Beware, however, of the double-decker bearing a bus seat-bottom strapped to its grille. This is a signal that the driver is taking the day off from actually picking up riders and is instead working on improving his aim by mowing down tourists who forgot to "Look Right" before stepping out onto a street.

Single/Return - This is easy. They are travel-ticket terms that mean, respectively, "one-way" and "round trip." If after reading the "coaches" definition above you are still intent upon buying overnight coach tickets to somewhere and are asked "single or return?" go with the single because believe me, you are not going to want to come back the same way you got there.

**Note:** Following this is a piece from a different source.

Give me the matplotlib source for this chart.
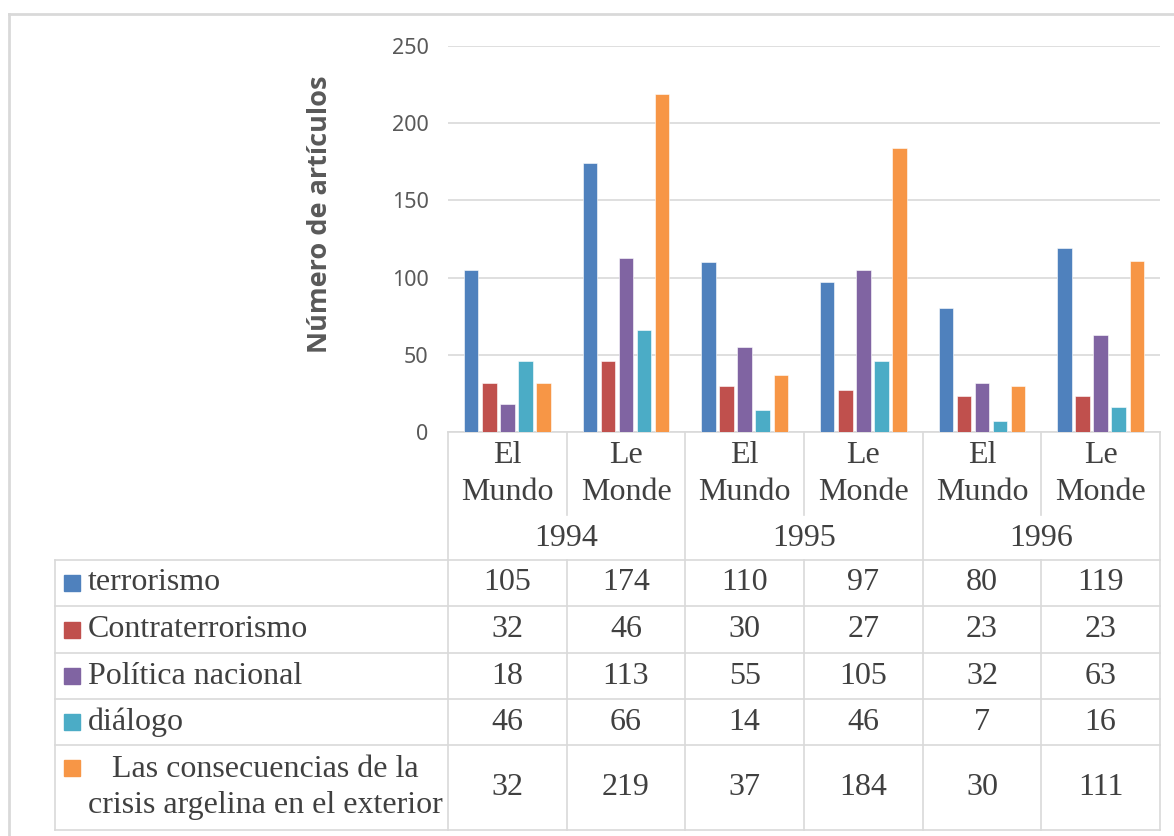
import numpy as np
import matplotlib.pyplot as plt
from matplotlib.patches import Rectangle

# ---------------- data ----------------
years = ["1994", "1995", "1996"]
papers = ["El\nMundo", "Le\nMonde"]
series = [
    "terrorismo",
    "Contraterrorismo",
    "Política nacional",
    "diálogo",
    "Las consecuencias de la\ncrisis argelina en el exterior",
]
terrorismo = [105, 174, 110, 97, 80, 119]
contraterrorismo = [32, 46, 30, 27, 23, 23]
politica = [18, 113, 55, 105, 32, 63]
dialogo = [46, 66, 14, 46, 7, 16]
consecuencias = [32, 219, 37, 184, 30, 111]
values = [terrorismo, contraterrorismo, politica, dialogo, consecuencias]
colors = ["#4F81BD", "#C0504D", "#8064A2", "#4BACC6", "#F79646"]
yticks = [0, 50, 100, 150, 200, 250]

# ---------------- layout (pixels) ----------------
W, H = 1174, 836
AX_L, AX_R, AX_T, AX_B = 448, 1160, 46, 432
TAB_L = 55
CAT_SEP = 515           # bottom of the paper labels
ROWS = [560, 606, 653, 699, 745, 830]
LINE = "#d9d9d9"
TXT = "#404040"
SERIF = "Liberation Serif"
FS = 23

fig = plt.figure(figsize=(W / 100, H / 100), dpi=100)

# bar chart
ax = fig.add_axes([AX_L / W, 1 - AX_B / H, (AX_R - AX_L) / W, (AX_B - AX_T) / H])
n_cat = len(terrorismo)
x = np.arange(n_cat)
step, bw = 0.152, 0.122
for i, (vals, c) in enumerate(zip(values, colors)):
    ax.bar(x + (i - 2) * step, vals, width=bw, color=c, edgecolor="white",
           linewidth=0.4, zorder=3)
ax.set_xlim(-0.5, n_cat - 0.5)
ax.set_ylim(0, 250)
ax.set_yticks(yticks)
ax.set_yticklabels([str(t) for t in yticks], family="Noto Sans", fontsize=15.5,
                   color="#595959")
ax.tick_params(axis="y", length=0, pad=14)
ax.set_xticks([])
ax.grid(axis="y", color=LINE, linewidth=1.2, zorder=0)
for s in ["left", "right", "top"]:
    ax.spines[s].set_visible(False)
ax.spines["bottom"].set_color(LINE)
ax.spines["bottom"].set_linewidth(1.2)
ax.set_ylabel("Número de artículos", family="Open Sans", fontweight="bold",
              fontsize=19.5, color="#595959")
ax.yaxis.set_label_coords(-(AX_L - 333) / (AX_R - AX_L), (AX_B - 214) / (AX_B - AX_T))

# overlay in pixel coordinates for the data table
ov = fig.add_axes([0, 0, 1, 1], zorder=-1)
ov.set_xlim(0, W)
ov.set_ylim(H, 0)
ov.axis("off")

# outer frame of the chart area
ov.plot([9, 9], [14, H], color=LINE, lw=2)
ov.plot([9, W], [14, 14], color=LINE, lw=2)

colw = (AX_R - AX_L) / n_cat
col_x = [AX_L + k * colw for k in range(n_cat + 1)]

# header: paper names and years
for k in range(n_cat):
    ov.text(col_x[k] + colw / 2, 474, papers[k % 2], ha="center", va="center",
            family=SERIF, fontsize=FS, color=TXT, linespacing=1.38)
for j, yr in enumerate(years):
    ov.text(col_x[2 * j + 1], 538, yr, ha="center", va="center",
            family=SERIF, fontsize=FS, color=TXT)

# vertical lines
for k, xc in enumerate(col_x):
    if k % 2 == 0:
        ov.plot([xc, xc], [AX_B, ROWS[-1]], color=LINE, lw=1.2)
    else:
        ov.plot([xc, xc], [AX_B, CAT_SEP], color=LINE, lw=1.2)
        ov.plot([xc, xc], [ROWS[0], ROWS[-1]], color=LINE, lw=1.2)
ov.plot([TAB_L, TAB_L], [ROWS[0], ROWS[-1]], color=LINE, lw=1.2)

# horizontal lines
for yr_ in ROWS:
    ov.plot([TAB_L, AX_R], [yr_, yr_], color=LINE, lw=1.2)

# data rows
for r, (name, vals, c) in enumerate(zip(series, values, colors)):
    y0, y1 = ROWS[r], ROWS[r + 1]
    yc = (y0 + y1) / 2
    if "\n" in name:
        ov.add_patch(Rectangle((64, 760), 16, 16, color=c))
        ov.text(88, yc, name, ha="left", va="center", multialignment="center",
                family=SERIF, fontsize=FS, color=TXT, linespacing=1.35)
    else:
        ov.add_patch(Rectangle((64, yc - 8), 16, 16, color=c))
        ov.text(88, yc, name, ha="left", va="center", family=SERIF,
                fontsize=FS, color=TXT)
    for k, v in enumerate(vals):
        ov.text(col_x[k] + colw / 2, yc, str(v), ha="center", va="center",
                family=SERIF, fontsize=FS, color=TXT)

fig.savefig("out.png", dpi=100)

Subway - This is a chain of nasty sandwich stores that have inexplicably spread like wildfire across the United States. They make tasteless, floppy sandwiches on rolls that bear a close resemblance to Kleenex. I realize that has nothing to do with Britan, I'm just editorializing. In England, "a subway" is a pedestrian underpass, the kind of thing you wouldn't set foot inside of in New York or any other big American city for fear of getting mugged. If you're looking for the urban underground train system, look for the red and white signs that say "Underground." By the way, they don't need the Subway sandwich chain in England, because they already have "Casey Jones' Burgers."

Travelcard - A pass for the metro system that you can get encoded in more ways than the Eskimos have words for snow. To enter the "Underground" (see below), you have to insert this card into the "turnstile," which are actually tall, very narrow, and impossible-to-thwart doors that slide apart to let you through, as if you're greyhounds or something being let out of the gate to chase the little white rabbit of the train around in a circle while fat men holding beers shout and get ulcers and haggard women wearing dark sunglasses over their streaky mascara clutch desperately at losing tickets...but you know what I mean. Anyway, you also have to insert this Travelcard to get out of the Tube at the end of your trip, a thought that is not just little scary. You can, of course, just choose to drop 80p in the slot each time, but I don't know what you would then have to do in order to exit-perhaps forfeit your first-born child?

But, the magnetic card system is much easier than scrounging in your pockets for change or tokens, and more environmentally sound than punching little paper tickets each ride, so I think the Londoners have hit upon a simply wonderful idea that will affect us all positively for generations to come and I am behind the 100% on this. Now will somebody please tell this fool turnstile to let me out of the Tube stop?